[THE RECORDS]

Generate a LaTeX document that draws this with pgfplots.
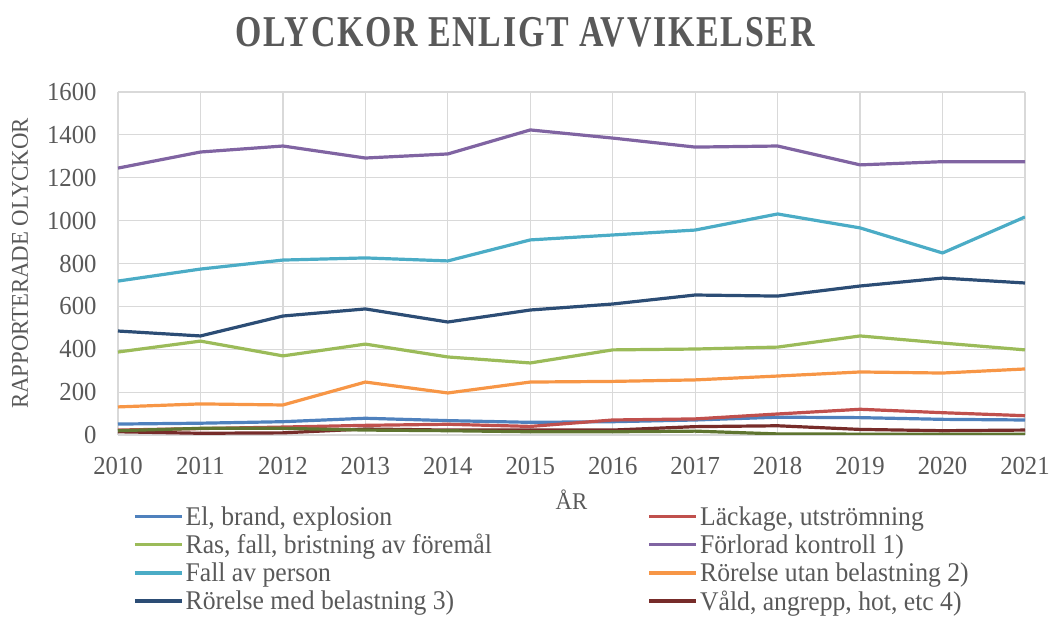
\documentclass[border=0pt]{standalone}
\usepackage{fontspec}
\setmainfont{Liberation Serif}[FakeStretch=0.95]
\newfontfamily\titlefont{Liberation Serif}[FakeStretch=0.77, LetterSpace=4]
\usepackage{pgfplots}
\pgfplotsset{compat=1.18}
\definecolor{cEl}{HTML}{4F81BD}
\definecolor{cLack}{HTML}{C0504D}
\definecolor{cRas}{HTML}{9BBB59}
\definecolor{cForl}{HTML}{8064A2}
\definecolor{cFall}{HTML}{4BACC6}
\definecolor{cRorU}{HTML}{F79646}
\definecolor{cRorM}{HTML}{2C4D75}
\definecolor{cVald}{HTML}{772C2A}
\definecolor{cOliv}{HTML}{5F7530}
\definecolor{txtgray}{HTML}{595959}
\definecolor{gridgray}{HTML}{D9D9D9}
\newcommand{\lw}[1]{\makebox[460pt][l]{#1}}
\begin{document}
\begin{tikzpicture}[x=1pt,y=1pt]
\useasboundingbox (0,0) rectangle (1050,617);
\node[font=\titlefont\fontsize{44}{48}\selectfont\bfseries, text=txtgray] at (525,585) {OLYCKOR ENLIGT AVVIKELSER};
\begin{axis}[
  at={(118pt,182pt)}, anchor=south west,
  scale only axis, width=907pt, height=343pt,
  xmin=2010, xmax=2021, ymin=0, ymax=1600,
  xtick={2010,2011,...,2021}, ytick={0,200,...,1600},
  grid=major, grid style={draw=gridgray, line width=1.2pt},
  axis line style={draw=none}, tick style={draw=none},
  /pgf/number format/assume math mode=true,
  x tick label style={/pgf/number format/1000 sep={}, yshift=-19pt},
  y tick label style={/pgf/number format/1000 sep={}, xshift=-18pt},
  ticklabel style={font=\fontsize{26}{28}\selectfont, text=txtgray},
  xlabel={ÅR}, ylabel={RAPPORTERADE OLYCKOR},
  label style={font=\fontsize{24}{26}\selectfont, text=txtgray},
  xlabel style={at={(axis description cs:0.5,0)}, anchor=center, yshift=-65pt},
  ylabel style={at={(axis description cs:0,0.5)}, anchor=center, yshift=98pt},
  legend columns=2,
  legend style={at={(0.0165,-0.202)}, anchor=north west, draw=none, fill=none,
    font=\fontsize{27}{29}\selectfont, text=txtgray, inner sep=0pt,
    row sep=3.5pt},
  legend cell align=left,
  legend image code/.code={\draw[#1, line width=3.5pt] (0pt,0pt) -- (47pt,0pt);},
  every axis plot/.append style={line width=3.2pt, line join=round, no markers},
]
\addplot[cEl] coordinates {(2010,51)(2011,55)(2012,62)(2013,78)(2014,67)(2015,59)(2016,62)(2017,70)(2018,83)(2019,81)(2020,73)(2021,70)};
\addlegendentry{\lw{El, brand, explosion}}
\addplot[cLack] coordinates {(2010,23)(2011,30)(2012,37)(2013,45)(2014,50)(2015,40)(2016,70)(2017,75)(2018,98)(2019,120)(2020,104)(2021,90)};
\addlegendentry{Läckage, utströmning}
\addplot[cRas] coordinates {(2010,387)(2011,438)(2012,369)(2013,424)(2014,364)(2015,336)(2016,397)(2017,401)(2018,410)(2019,462)(2020,429)(2021,397)};
\addlegendentry{\lw{Ras, fall, bristning av föremål}}
\addplot[cForl] coordinates {(2010,1245)(2011,1320)(2012,1348)(2013,1292)(2014,1311)(2015,1423)(2016,1385)(2017,1343)(2018,1348)(2019,1260)(2020,1275)(2021,1275)};
\addlegendentry{Förlorad kontroll 1)}
\addplot[cFall] coordinates {(2010,718)(2011,774)(2012,816)(2013,826)(2014,812)(2015,910)(2016,933)(2017,956)(2018,1031)(2019,966)(2020,849)(2021,1017)};
\addlegendentry{\lw{Fall av person}}
\addplot[cRorU] coordinates {(2010,131)(2011,145)(2012,140)(2013,247)(2014,196)(2015,247)(2016,250)(2017,257)(2018,275)(2019,294)(2020,289)(2021,308)};
\addlegendentry{Rörelse utan belastning 2)}
\addplot[cRorM] coordinates {(2010,485)(2011,462)(2012,555)(2013,588)(2014,527)(2015,583)(2016,611)(2017,653)(2018,648)(2019,695)(2020,732)(2021,709)};
\addlegendentry{\lw{Rörelse med belastning 3)}}
\addplot[cVald] coordinates {(2010,15)(2011,8)(2012,10)(2013,28)(2014,23)(2015,23)(2016,23)(2017,39)(2018,43)(2019,26)(2020,20)(2021,23)};
\addlegendentry{Våld, angrepp, hot, etc 4)}
\addplot[cOliv, forget plot] coordinates {(2010,20)(2011,31)(2012,31)(2013,23)(2014,20)(2015,15)(2016,15)(2017,18)(2018,5)(2019,4)(2020,4)(2021,4)};
\end{axis}
\end{tikzpicture}
\end{document}
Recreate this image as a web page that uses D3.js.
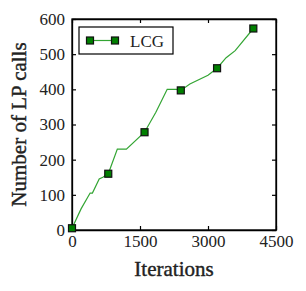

[WHAT YOU HAVE TO DO] Restate each of the entries above word for word and skip every image.

[EXERCISE ANSWER]
Generate a LaTeX document that draws this with pgfplots.
\documentclass[border=0pt]{standalone}
\usepackage{fontspec}
\setmainfont{Liberation Serif}[FakeStretch=0.95]
\newfontfamily\titlefont{Liberation Serif}[FakeStretch=0.77, LetterSpace=4]
\usepackage{pgfplots}
\pgfplotsset{compat=1.18}
\definecolor{cEl}{HTML}{4F81BD}
\definecolor{cLack}{HTML}{C0504D}
\definecolor{cRas}{HTML}{9BBB59}
\definecolor{cForl}{HTML}{8064A2}
\definecolor{cFall}{HTML}{4BACC6}
\definecolor{cRorU}{HTML}{F79646}
\definecolor{cRorM}{HTML}{2C4D75}
\definecolor{cVald}{HTML}{772C2A}
\definecolor{cOliv}{HTML}{5F7530}
\definecolor{txtgray}{HTML}{595959}
\definecolor{gridgray}{HTML}{D9D9D9}
\newcommand{\lw}[1]{\makebox[460pt][l]{#1}}
\begin{document}
\begin{tikzpicture}[x=1pt,y=1pt]
\useasboundingbox (0,0) rectangle (1050,617);
\node[font=\titlefont\fontsize{44}{48}\selectfont\bfseries, text=txtgray] at (525,585) {OLYCKOR ENLIGT AVVIKELSER};
\begin{axis}[
  at={(118pt,182pt)}, anchor=south west,
  scale only axis, width=907pt, height=343pt,
  xmin=2010, xmax=2021, ymin=0, ymax=1600,
  xtick={2010,2011,...,2021}, ytick={0,200,...,1600},
  grid=major, grid style={draw=gridgray, line width=1.2pt},
  axis line style={draw=none}, tick style={draw=none},
  /pgf/number format/assume math mode=true,
  x tick label style={/pgf/number format/1000 sep={}, yshift=-19pt},
  y tick label style={/pgf/number format/1000 sep={}, xshift=-18pt},
  ticklabel style={font=\fontsize{26}{28}\selectfont, text=txtgray},
  xlabel={ÅR}, ylabel={RAPPORTERADE OLYCKOR},
  label style={font=\fontsize{24}{26}\selectfont, text=txtgray},
  xlabel style={at={(axis description cs:0.5,0)}, anchor=center, yshift=-65pt},
  ylabel style={at={(axis description cs:0,0.5)}, anchor=center, yshift=98pt},
  legend columns=2,
  legend style={at={(0.0165,-0.202)}, anchor=north west, draw=none, fill=none,
    font=\fontsize{27}{29}\selectfont, text=txtgray, inner sep=0pt,
    row sep=3.5pt},
  legend cell align=left,
  legend image code/.code={\draw[#1, line width=3.5pt] (0pt,0pt) -- (47pt,0pt);},
  every axis plot/.append style={line width=3.2pt, line join=round, no markers},
]
\addplot[cEl] coordinates {(2010,51)(2011,55)(2012,62)(2013,78)(2014,67)(2015,59)(2016,62)(2017,70)(2018,83)(2019,81)(2020,73)(2021,70)};
\addlegendentry{\lw{El, brand, explosion}}
\addplot[cLack] coordinates {(2010,23)(2011,30)(2012,37)(2013,45)(2014,50)(2015,40)(2016,70)(2017,75)(2018,98)(2019,120)(2020,104)(2021,90)};
\addlegendentry{Läckage, utströmning}
\addplot[cRas] coordinates {(2010,387)(2011,438)(2012,369)(2013,424)(2014,364)(2015,336)(2016,397)(2017,401)(2018,410)(2019,462)(2020,429)(2021,397)};
\addlegendentry{\lw{Ras, fall, bristning av föremål}}
\addplot[cForl] coordinates {(2010,1245)(2011,1320)(2012,1348)(2013,1292)(2014,1311)(2015,1423)(2016,1385)(2017,1343)(2018,1348)(2019,1260)(2020,1275)(2021,1275)};
\addlegendentry{Förlorad kontroll 1)}
\addplot[cFall] coordinates {(2010,718)(2011,774)(2012,816)(2013,826)(2014,812)(2015,910)(2016,933)(2017,956)(2018,1031)(2019,966)(2020,849)(2021,1017)};
\addlegendentry{\lw{Fall av person}}
\addplot[cRorU] coordinates {(2010,131)(2011,145)(2012,140)(2013,247)(2014,196)(2015,247)(2016,250)(2017,257)(2018,275)(2019,294)(2020,289)(2021,308)};
\addlegendentry{Rörelse utan belastning 2)}
\addplot[cRorM] coordinates {(2010,485)(2011,462)(2012,555)(2013,588)(2014,527)(2015,583)(2016,611)(2017,653)(2018,648)(2019,695)(2020,732)(2021,709)};
\addlegendentry{\lw{Rörelse med belastning 3)}}
\addplot[cVald] coordinates {(2010,15)(2011,8)(2012,10)(2013,28)(2014,23)(2015,23)(2016,23)(2017,39)(2018,43)(2019,26)(2020,20)(2021,23)};
\addlegendentry{Våld, angrepp, hot, etc 4)}
\addplot[cOliv, forget plot] coordinates {(2010,20)(2011,31)(2012,31)(2013,23)(2014,20)(2015,15)(2016,15)(2017,18)(2018,5)(2019,4)(2020,4)(2021,4)};
\end{axis}
\end{tikzpicture}
\end{document}
Recreate this image as a web page that uses D3.js.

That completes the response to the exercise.